• Exercise: Starting at the top of the entries below, write out each line up to and including the one containing "y_ticks = [0, 20, 40, 60, 80, 100]". Leave the pictures out.

• Given information:
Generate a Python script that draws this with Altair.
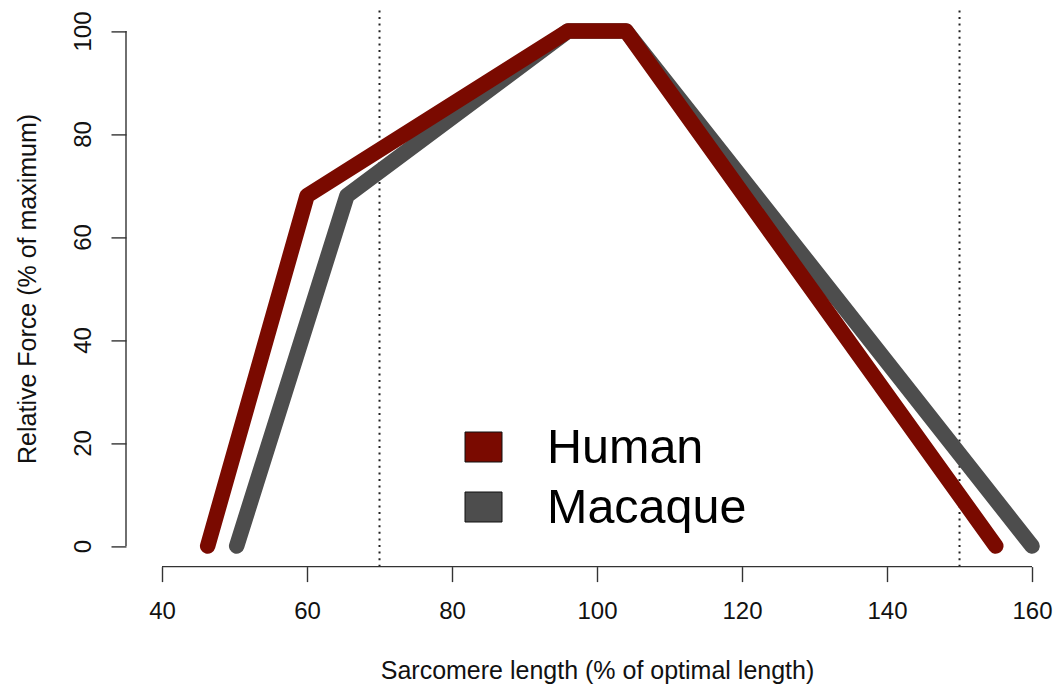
import altair as alt
import pandas as pd

# ---- data ----
human_x = [46.3, 60.0, 96.0, 104.0, 155.0]
human_y = [0, 68, 100, 100, 0]
macaque_x = [50.3, 65.5, 96.0, 104.0, 160.0]
macaque_y = [0, 68, 100, 100, 0]
series_names = ["Human", "Macaque"]
series_colors = ["#7a0a00", "#4d4d4d"]
ref_lines = [70, 150]
x_ticks = [40, 60, 80, 100, 120, 140, 160]
y_ticks = [0, 20, 40, 60, 80, 100]

# ---- layout ----
LEFT, TOP = 126, 10.4
W, H = 919, 556.2
X_DOM = [35.034, 161.79]
Y_DOM = [-4, 104]
FONT = "Liberation Sans"
TXT = "#111111"

xs = alt.Scale(domain=X_DOM, nice=False, zero=False)
ys = alt.Scale(domain=Y_DOM, nice=False, zero=False)

human = pd.DataFrame({"x": human_x, "y": human_y, "s": "Human"})
macaque = pd.DataFrame({"x": macaque_x, "y": macaque_y, "s": "Macaque"})

x_axis = alt.Axis(values=x_ticks, domain=False, grid=False, tickSize=15, tickWidth=1.4,
                  tickColor="#333333", labelFontSize=24, labelFont=FONT, labelColor=TXT,
                  labelPadding=18, labelFlush=False,
                  title="Sarcomere length (% of optimal length)", titleFont=FONT,
                  titleFontSize=25, titleFontWeight="normal", titleColor=TXT,
                  titleX=471, titleY=112, titleBaseline="alphabetic", titleAlign="center")
y_axis = alt.Axis(values=y_ticks, domain=False, grid=False, tickSize=15, tickWidth=1.4,
                  tickColor="#333333", labelFontSize=24, labelFont=FONT, labelColor=TXT,
                  labelAngle=270, labelAlign="center", labelBaseline="alphabetic",
                  labelPadding=21, labelFlush=False,
                  title="Relative Force (% of maximum)", titleFont=FONT, titleFontSize=25,
                  titleFontWeight="normal", titleColor=TXT, titleAngle=270,
                  titleX=-91, titleY=278, titleBaseline="alphabetic", titleAlign="center")

base_axes = alt.Chart(pd.DataFrame({"x": [x_ticks[0]], "y": [y_ticks[0]]})).mark_point(opacity=0).encode(
    x=alt.X("x:Q", scale=xs, axis=x_axis),
    y=alt.Y("y:Q", scale=ys, axis=y_axis),
)

x_line = alt.Chart(pd.DataFrame({"a": [x_ticks[0]], "b": [x_ticks[-1]]})).mark_rule(
    color="#333333", strokeWidth=1.4).encode(
    x=alt.X("a:Q", scale=xs), x2="b:Q", y=alt.value(H))
y_line = alt.Chart(pd.DataFrame({"a": [y_ticks[0]], "b": [y_ticks[-1]]})).mark_rule(
    color="#333333", strokeWidth=1.4).encode(
    y=alt.Y("a:Q", scale=ys), y2="b:Q", x=alt.value(0))

dotted = alt.Chart(pd.DataFrame({"x": ref_lines})).mark_rule(
    color="#222222", strokeWidth=2, strokeDash=[2, 4.6]).encode(
    x=alt.X("x:Q", scale=xs), y=alt.value(0), y2=alt.value(H))

def series_line(df, color):
    return alt.Chart(df).mark_line(color=color, strokeWidth=15.5, strokeCap="round",
                                   strokeJoin="round").encode(
        x=alt.X("x:Q", scale=xs), y=alt.Y("y:Q", scale=ys), order=alt.Order("o:Q")
    ).transform_window(o="row_number()")

mac_line = series_line(macaque, series_colors[1])
hum_line = series_line(human, series_colors[0])

legend_layers = []
for i, (name, col) in enumerate(zip(series_names, series_colors)):
    y0 = 421.6 + 60 * i
    legend_layers.append(
        alt.Chart(pd.DataFrame({"s": [name]})).mark_rect(
            color=col, stroke="#111111", strokeWidth=1).encode(
            x=alt.value(339), x2=alt.value(376), y=alt.value(y0), y2=alt.value(y0 + 30))
    )
    legend_layers.append(
        alt.Chart(pd.DataFrame({"s": [name]})).mark_text(
            font=FONT, fontSize=48.5, align="left", baseline="alphabetic", color="#000000").encode(
            text="s:N", x=alt.value(421), y=alt.value(y0 + 31))
    )

chart = alt.layer(base_axes, dotted, x_line, y_line, mac_line, hum_line, *legend_layers).properties(
    width=W, height=H,
    autosize=alt.AutoSizeParams(type="none"),
    padding={"left": LEFT, "top": TOP, "right": 1057 - LEFT - W, "bottom": 686 - TOP - H},
    background="white",
).configure_view(stroke=None)

chart.save("out.html", embed_options={"renderer": "svg", "actions": False})
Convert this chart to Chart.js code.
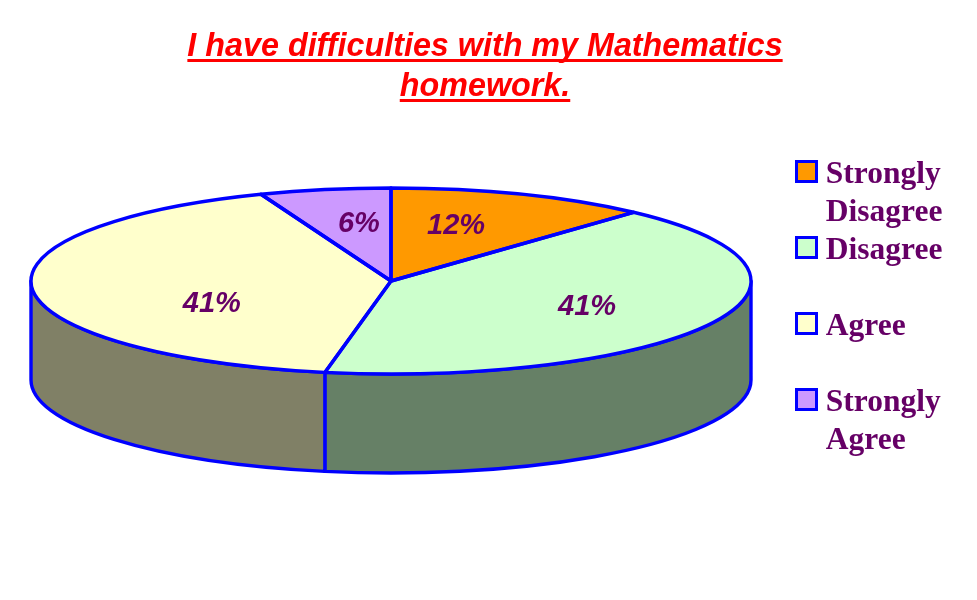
<!DOCTYPE html>
<html>
<head>
<meta charset="utf-8">
<style>html,body{margin:0;padding:0;background:#fff}#w{width:977px;height:600px}</style>
<script src="https://cdn.jsdelivr.net/npm/chart.js@4/dist/chart.umd.min.js"></script>
</head>
<body>
<div id="w"><canvas id="c" width="977" height="600"></canvas></div>
<script>
const titleLines = ['I have difficulties with my Mathematics', 'homework.'];
const categories = [['Strongly', 'Disagree'], ['Disagree', ' '], ['Agree', ' '], ['Strongly', 'Agree']];
const values = [2, 7, 7, 1];
const topColors = ['#FF9900', '#CCFFCC', '#FFFFCC', '#CC99FF'];
const sideColors = ['#805000', '#668066', '#808066', '#664D80'];
const labelNudgeX = [0, 35, 0, 1];
const labelNudgeY = [-12, 5, 19, -11];

const BLUE = '#0000FF', INK = '#660066', LINE = 3.4;
const RX = 360, RY = 93, DEPTH = 99, CX = 391, CY = 281;
const LEGEND_LEFT = 794, LEGEND_TOP = 159, LEGEND_ROW = 76;

const total = values.reduce((s, v) => s + v, 0);
function arcs(chart) { return chart.getDatasetMeta(0).data; }
function sliceOutline(ctx, a) {
  ctx.beginPath();
  ctx.moveTo(CX, CY);
  ctx.ellipse(CX, CY, RX, RY, 0, a.startAngle, a.endAngle);
  ctx.closePath();
}
const pie3d = {
  id: 'pie3d',
  afterLayout(chart) {
    const l = chart.legend, w = l.width, h = l.height;
    l.left = LEGEND_LEFT; l.top = LEGEND_TOP; l.right = LEGEND_LEFT + w; l.bottom = LEGEND_TOP + h;
  },
  beforeDatasetsDraw(chart) {
    const ctx = chart.ctx, list = arcs(chart);
    ctx.save();
    ctx.lineWidth = LINE; ctx.strokeStyle = BLUE; ctx.lineJoin = 'round';
    list.forEach((a, i) => {
      for (const shift of [0, -2 * Math.PI]) {
        const s = Math.max(a.startAngle + shift, 0), e = Math.min(a.endAngle + shift, Math.PI);
        if (e <= s) continue;
        ctx.beginPath();
        ctx.ellipse(CX, CY, RX, RY, 0, s, e);
        ctx.lineTo(CX + RX * Math.cos(e), CY + DEPTH + RY * Math.sin(e));
        ctx.ellipse(CX, CY + DEPTH, RX, RY, 0, e, s, true);
        ctx.closePath();
        ctx.fillStyle = sideColors[i];
        ctx.fill();
        ctx.stroke();
      }
    });
    ctx.restore();
    const a0 = list[0];
    ctx.save();
    ctx.translate(CX, CY);
    ctx.scale(RX / a0.outerRadius, RY / a0.outerRadius);
    ctx.translate(-a0.x, -a0.y);
  },
  afterDatasetsDraw(chart) {
    const ctx = chart.ctx, list = arcs(chart);
    ctx.restore();
    ctx.save();
    ctx.lineWidth = LINE; ctx.strokeStyle = BLUE; ctx.lineJoin = 'round';
    list.forEach(a => { sliceOutline(ctx, a); ctx.stroke(); });
    ctx.fillStyle = INK;
    ctx.font = 'italic bold 29px "Liberation Sans"';
    ctx.textAlign = 'center'; ctx.textBaseline = 'middle';
    list.forEach((a, i) => {
      const m = (a.startAngle + a.endAngle) / 2;
      ctx.fillText(Math.round(values[i] / total * 100) + '%',
        CX + 0.5 * RX * Math.cos(m) + labelNudgeX[i],
        CY + 0.5 * RY * Math.sin(m) + labelNudgeY[i]);
    });
    ctx.restore();
  },
  afterDraw(chart) {
    const ctx = chart.ctx, t = chart.titleBlock;
    ctx.save();
    ctx.font = 'italic bold ' + t.options.font.size + 'px "Liberation Sans"';
    ctx.fillStyle = 'red';
    const mid = (t.left + t.right) / 2;
    titleLines.forEach((line, i) => {
      const w = ctx.measureText(line).width;
      ctx.fillRect(mid - w / 2, 59 + i * 40, w, 3);
    });
    // legend swatches, one per legend row
    ctx.lineWidth = 3; ctx.strokeStyle = BLUE;
    topColors.forEach((c, i) => {
      const x = chart.legend.left + 2.5, y = chart.legend.top + 2.5 + i * LEGEND_ROW;
      ctx.fillStyle = c;
      ctx.fillRect(x, y, 20, 20);
      ctx.strokeRect(x, y, 20, 20);
    });
    ctx.restore();
  }
};

new Chart(document.getElementById('c'), {
  type: 'pie',
  data: {
    labels: categories,
    datasets: [{ data: values, backgroundColor: topColors, borderWidth: 0, clip: false, radius: RX }]
  },
  options: {
    responsive: false,
    animation: false,
    layout: { padding: { right: 7, top: 0 } },
    events: [],
    plugins: {
      tooltip: { enabled: false },
      title: {
        display: true,
        text: titleLines,
        color: 'red',
        font: { family: '"Liberation Sans"', size: 32.3, style: 'italic', weight: 'bold', lineHeight: 1.238 },
        padding: { top: 27, bottom: 0 }
      },
      legend: {
        position: 'right',
        align: 'start',
        labels: {
          boxWidth: 16, boxHeight: 20, padding: 0, color: INK,
          font: { family: '"Liberation Serif"', size: 31.5, weight: 'bold', lineHeight: 1.2063 },
          generateLabels() {
            return categories.map((c, i) => ({
              text: c, fillStyle: 'rgba(0,0,0,0)', strokeStyle: 'rgba(0,0,0,0)', lineWidth: 0, fontColor: INK, index: i, hidden: false
            }));
          }
        }
      }
    }
  },
  plugins: [pie3d]
});
</script>
</body>
</html>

• The reply:
Generate a Python script that draws this with Altair.
import altair as alt
import pandas as pd

# ---- data ----
human_x = [46.3, 60.0, 96.0, 104.0, 155.0]
human_y = [0, 68, 100, 100, 0]
macaque_x = [50.3, 65.5, 96.0, 104.0, 160.0]
macaque_y = [0, 68, 100, 100, 0]
series_names = ["Human", "Macaque"]
series_colors = ["#7a0a00", "#4d4d4d"]
ref_lines = [70, 150]
x_ticks = [40, 60, 80, 100, 120, 140, 160]
y_ticks = [0, 20, 40, 60, 80, 100]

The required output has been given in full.